「92年後の無料化」に説得性はあるか

2115年は92年後です。「92年後に無料化します」なんて、政策としての説得性があるでしょうか。「租借地の100年後の返還」じゃあるまいし、予見し得る将来とは、とても言えません。

普通に考えれば、高速道路のメインテナンスは、今後も恒常的に必要ですし、新たな高速道路整備も続くのであれば、有料化は半永久的に続くと考える方が自然でしょう。「無駄な高速道路は作らない仕組み」とか、「無料化に向けた取り組み行程表」と言った具体的な政策は全く示されず、50年先延ばしを決めただけでは、信じろという方が無理です。

地方には新直轄方式の「無料区間」が続々

こうして高速道路の有料化が半永久的に続く一方で、地方では「新直轄方式」による「無料区間」の高速道路が続々と開通しています。「新直轄方式」とは、2005年に道路公団が民営化された際に、生み出された仕組みで、民営会社ではとても採算がとれない区間については、国と地方自治体の直轄事業として、要は税金で高速道路が整備されているのです。

結局のところ、人がたくさん使う高速道路は、高速道路会社が建設して、22世紀まで高い料金を負担しなければならないのに、人が大して乗らない高速道路は料金無料で、どんどんできていくという構図です。不公平感を持つ人がいて当然です。

「92年後の無料化」より、料金引き下げの具体化を

安全のために、高速道路の維持管理に今後も費用が必要なことはわかります。
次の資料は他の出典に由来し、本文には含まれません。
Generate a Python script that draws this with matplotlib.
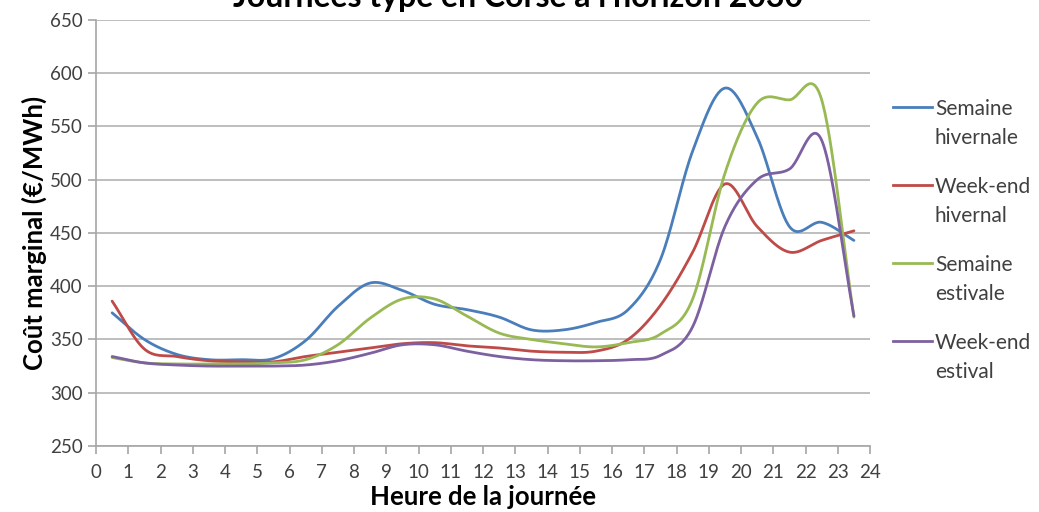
import numpy as np
import matplotlib
matplotlib.use("Agg")
import matplotlib.pyplot as plt
from matplotlib.lines import Line2D

plt.rcParams['font.family'] = ['Lato', 'DejaVu Sans']

# hourly points
hours = np.arange(24) + 0.5
semaine_hiver = [375, 350, 336, 331, 331, 332, 349, 381, 403, 396, 383, 378,
                 371, 359, 359, 366, 378, 425, 527, 586, 540, 456, 460, 443]
weekend_hiver = [386, 341, 334, 330, 329, 329, 334, 338, 342, 346, 347, 344,
                 342, 339, 338, 339, 350, 382, 432, 496, 456, 432, 443, 452]
semaine_ete = [333, 328, 327, 327, 327, 328, 331, 345, 370, 388, 388, 372,
               356, 350, 346, 343, 347, 355, 388, 506, 572, 575, 575, 371]
weekend_ete = [334, 328, 326, 325, 325, 325, 326, 330, 337, 345, 345, 339,
               334, 331, 330, 330, 331, 335, 362, 456, 500, 510, 537, 372]

labels = ["Semaine\nhivernale", "Week-end\nhivernal", "Semaine\nestivale", "Week-end\nestival"]
colors = ["#4a7ebb", "#be4b48", "#98b954", "#7d60a0"]
series = [semaine_hiver, weekend_hiver, semaine_ete, weekend_ete]


def smooth(x, y, n=30):
    # catmull-rom like excel "smoothed line"
    x = np.asarray(x, float)
    y = np.asarray(y, float)
    xs, ys = [], []
    for i in range(len(x) - 1):
        y0 = y[i - 1] if i > 0 else y[i]
        y3 = y[i + 2] if i + 2 < len(y) else y[i + 1]
        m1 = (y[i + 1] - y0) / 2 if i > 0 else (y[i + 1] - y[i])
        m2 = (y3 - y[i]) / 2 if i + 2 < len(y) else (y[i + 1] - y[i])
        t = np.linspace(0, 1, n, endpoint=False)
        h00 = 2 * t**3 - 3 * t**2 + 1
        h10 = t**3 - 2 * t**2 + t
        h01 = -2 * t**3 + 3 * t**2
        h11 = t**3 - t**2
        xs.append(x[i] + t * (x[i + 1] - x[i]))
        ys.append(h00 * y[i] + h10 * m1 + h01 * y[i + 1] + h11 * m2)
    xs.append([x[-1]])
    ys.append([y[-1]])
    return np.concatenate(xs), np.concatenate(ys)


fig = plt.figure(figsize=(10.39, 5.12), dpi=100)
ax = fig.add_axes([0.0924, 0.129, 0.745, 0.832])

for vals, c in zip(series, colors):
    sx, sy = smooth(hours, vals)
    ax.plot(sx, sy, color=c, lw=2.0, solid_capstyle='round')

ax.set_xlim(0, 24)
ax.set_ylim(250, 650)
ax.set_xticks(range(25))
ax.set_yticks(range(250, 651, 50))
ax.yaxis.grid(True, color="#b3b3b3", lw=1.2)
ax.set_axisbelow(True)
for s in ["top", "right"]:
    ax.spines[s].set_visible(False)
for s in ["left", "bottom"]:
    ax.spines[s].set_color("#a6a6a6")
    ax.spines[s].set_linewidth(1.2)
ax.tick_params(axis="both", colors="#a6a6a6", length=6, width=1.2, labelsize=13.5,
               labelcolor="#404040")
ax.tick_params(axis="x", pad=7)

ax.set_xlabel("Heure de la journée", fontsize=18.5, fontweight="bold", labelpad=3)
ax.set_ylabel("Coût marginal (€/MWh)", fontsize=18.5, fontweight="bold", labelpad=2)

# title partly above the top edge, as in the source image
fig.text(0.499, 1.004, "Journées type en Corse à l'horizon 2030", ha="center", va="center",
         fontsize=23, fontweight="bold")

# legend on the right, handle next to first line of text
for i, (lab, c) in enumerate(zip(labels, colors)):
    y = 1 - (107 + 78 * i) / 512
    fig.add_artist(Line2D([893 / 1039, 932 / 1039], [y, y], color=c, lw=2.0,
                          transform=fig.transFigure))
    fig.text(935 / 1039, y + 0.016, lab, ha="left", va="top", fontsize=15,
             color="#404040", linespacing=1.55)

fig.savefig("out.png", dpi=100)
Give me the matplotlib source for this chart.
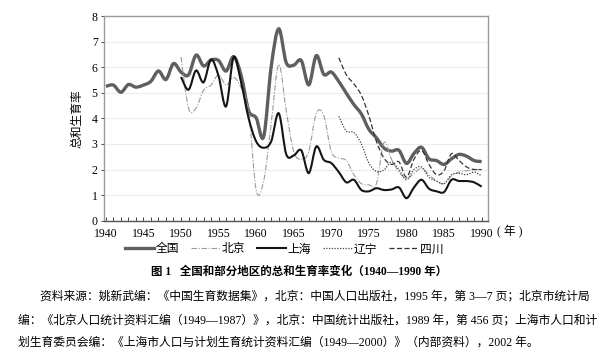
import matplotlib
matplotlib.use("Agg")
import matplotlib.pyplot as plt
from matplotlib.path import Path
from matplotlib.patches import PathPatch
from matplotlib.lines import Line2D
import numpy as np

plt.rcParams['font.family'] = ['Liberation Serif', 'Noto Sans CJK SC']

# === Données ===
annees_nat = list(range(1940, 1991))
quanguo = [5.25, 5.30, 5.02, 5.32, 5.22, 5.30, 5.45, 5.85, 5.52, 6.14,
           5.81, 5.70, 6.47, 6.05, 6.28, 6.26, 5.85, 6.41, 5.68, 4.30,
           4.02, 3.29, 6.02, 7.50, 6.18, 6.08, 6.26, 5.31, 6.45, 5.72,
           5.81, 5.44, 4.98, 4.54, 4.17, 3.57, 3.24, 2.84, 2.72, 2.75,
           2.24, 2.63, 2.87, 2.42, 2.35, 2.20, 2.42, 2.59, 2.52, 2.35, 2.31]

annees_50 = list(range(1950, 1991))
beijing = [6.40, 4.40, 4.40, 5.10, 5.30, 5.70, 5.30, 5.60, 5.20, 4.30,
           1.20, 1.55, 3.80, 6.10, 4.30, 2.70, 2.40, 2.70, 4.20, 4.10,
           2.70, 2.45, 2.35, 1.80, 1.45, 1.40, 1.45, 3.05, 2.40, 1.90,
           1.65, 1.85, 2.05, 1.80, 1.55, 1.45, 1.75, 1.90, 1.95, 2.00, 2.00]
shanghai = [5.62, 5.12, 5.87, 5.41, 6.30, 5.65, 4.47, 6.39, 5.40, 4.00,
            3.10, 2.85, 3.10, 4.20, 2.60, 2.55, 2.75, 1.86, 2.90, 2.38,
            2.25, 1.90, 1.50, 1.60, 1.20, 1.15, 1.27, 1.20, 1.22, 1.30,
            0.88, 1.30, 1.60, 1.25, 1.15, 1.12, 1.60, 1.55, 1.55, 1.50, 1.33]

annees_71 = list(range(1971, 1991))
liaoning = [4.08, 3.50, 3.45, 3.00, 2.25, 1.92, 1.98, 2.30, 2.00, 1.60,
            2.00, 2.10, 1.70, 1.55, 1.45, 1.80, 1.85, 1.80, 1.90, 1.75]
sichuan = [6.37, 5.70, 5.35, 4.90, 4.10, 3.10, 2.45, 2.20, 2.30, 1.70,
           2.40, 2.75, 2.20, 1.80, 1.95, 2.62, 2.35, 2.10, 2.00, 2.00]

series = [
    ("全国", annees_nat, quanguo, dict(color='#5f5f5f', lw=2.4, ls='-')),
    ("北京", annees_50, beijing, dict(color='#9a9a9a', lw=0.8, ls=(0, (5, 1.5, 1, 1.5)))),
    ("上海", annees_50, shanghai, dict(color='#151515', lw=1.5, ls='-')),
    ("辽宁", annees_71, liaoning, dict(color='#444444', lw=0.9, ls=(0, (1, 1.2)))),
    ("四川", annees_71, sichuan, dict(color='#333333', lw=0.9, ls=(0, (4, 2)))),
]


def courbe_lissee(x, y):
    # courbe lissée façon Excel (Bézier cubique, Catmull-Rom)
    p = np.column_stack([x, y]).astype(float)
    pts = np.vstack([p[0], p, p[-1]])
    verts = [tuple(p[0])]
    codes = [Path.MOVETO]
    for i in range(1, len(pts) - 2):
        p0, p1, p2, p3 = pts[i - 1], pts[i], pts[i + 1], pts[i + 2]
        c1 = p1 + (p2 - p0) / 6.0
        c2 = p2 - (p3 - p1) / 6.0
        verts += [tuple(c1), tuple(c2), tuple(p2)]
        codes += [Path.CURVE4] * 3
    return Path(verts, codes)


fig = plt.figure(figsize=(6.01, 3.58), dpi=100)
ax = fig.add_axes([0.173, 0.3835, 0.639, 0.5718])

for nom, xs, ys, st in series:
    patch = PathPatch(courbe_lissee(xs, ys), fill=False, edgecolor=st['color'],
                      lw=st['lw'], linestyle=st['ls'], capstyle='butt', zorder=3)
    ax.add_patch(patch)

ax.set_xlim(1939.75, 1990.85)
ax.set_ylim(0, 8)
ax.set_xticks(range(1940, 1991, 5))
ax.set_xticks(range(1940, 1991), minor=True)
ax.set_yticks(range(0, 9))
ax.grid(axis='y', color='#ececec', lw=0.8)
ax.set_axisbelow(True)
for s in ax.spines.values():
    s.set_color('#9a9a9a')
    s.set_linewidth(1.0)
ax.spines['bottom'].set_color('#555555')
ax.tick_params(axis='x', which='both', direction='in', length=3, width=0.7,
               color='#444444', labelsize=8.5, pad=5)
ax.tick_params(axis='y', direction='out', length=2.5, width=0.7,
               color='#444444', labelsize=8.5, pad=2)
ax.set_ylabel("总和生育率", fontsize=8.5, labelpad=6,
              family=['Noto Sans CJK SC'])

fig.text(497 / 601, 1 - 232 / 358, "( 年 )", fontsize=8.5, va='center', ha='left')

handles = [Line2D([], [], color=st['color'], lw=st['lw'], ls=st['ls'])
           for _, _, _, st in series]
labels = [s[0] for s in series]
fig.legend(handles, labels, loc='center', bbox_to_anchor=(0.473, 1 - 249 / 358),
           ncol=5, frameon=False, handlelength=2.4,
           handletextpad=0.2, columnspacing=1.0,
           prop={'family': ['Noto Sans CJK SC'], 'size': 8.5})

fig.text(0.498, 1 - 272 / 358, "图 1   全国和部分地区的总和生育率变化（1940—1990 年）",
         fontsize=8.3, fontweight='bold', ha='center', va='center')

src = ["资料来源：姚新武编：《中国生育数据集》，北京：中国人口出版社，1995 年，第 3—7 页；北京市统计局",
       "编：《北京人口统计资料汇编（1949—1987）》，北京：中国统计出版社，1989 年，第 456 页；上海市人口和计",
       "划生育委员会编：《上海市人口与计划生育统计资料汇编（1949—2000）》（内部资料），2002 年。"]
fig.text(40 / 601, 1 - 296 / 358, src[0], fontsize=8.5, va='center')
fig.text(18 / 601, 1 - 320 / 358, src[1], fontsize=8.5, va='center')
fig.text(18 / 601, 1 - 343 / 358, src[2], fontsize=8.5, va='center')

fig.savefig("out.png", dpi=100)
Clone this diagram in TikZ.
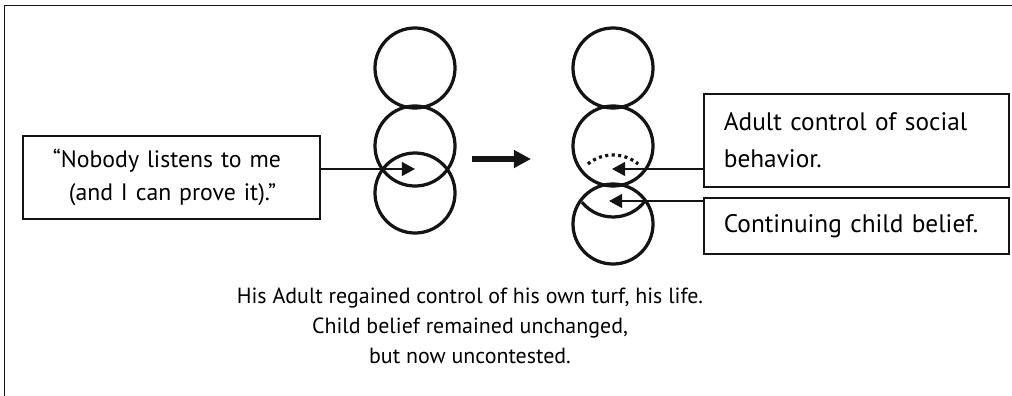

高速道路の便益を享受する利用者が、料金の形で一定の負担をすることは、財政状況を考えても、致し方ないことかもしれません。それでも、今のままで良いとは、とても思えません。

何と言っても、すべての料金収入をプールにして、建設費や修理・更新費、その他の施設整備費に充てるという「どんぶり勘定」では、いつまで経っても、無料化どころか、料金引き下げの目処もわからず、利用者の納得は得られません。
確かに道路はつながっているので、区間ごとに厳格なコストを算定することは難しいかもしれませんが、それでも50年以上料金を取り続け、とっくに建設費の償却も終わって、メインテナンス費だけになっている区間と、昨日今日、完成したばかりの区間の間で、料金に一定の差をつけることは可能なはずです。

また、週末のETC割引のように個人旅行向けなど各種の割引制度もより拡充して、国際的にも高いと言われる高速料金を少しでも引き下げる努力が必要です。ETCの普及で多様な料金体系の適用が可能になってきているはずです。

利用者が「安全な高速道路維持のため」と納得して料金を負担できるよう、具体的な引き下げ努力を示していくことこそが、持続可能な制度の鍵になるのではないでしょうか。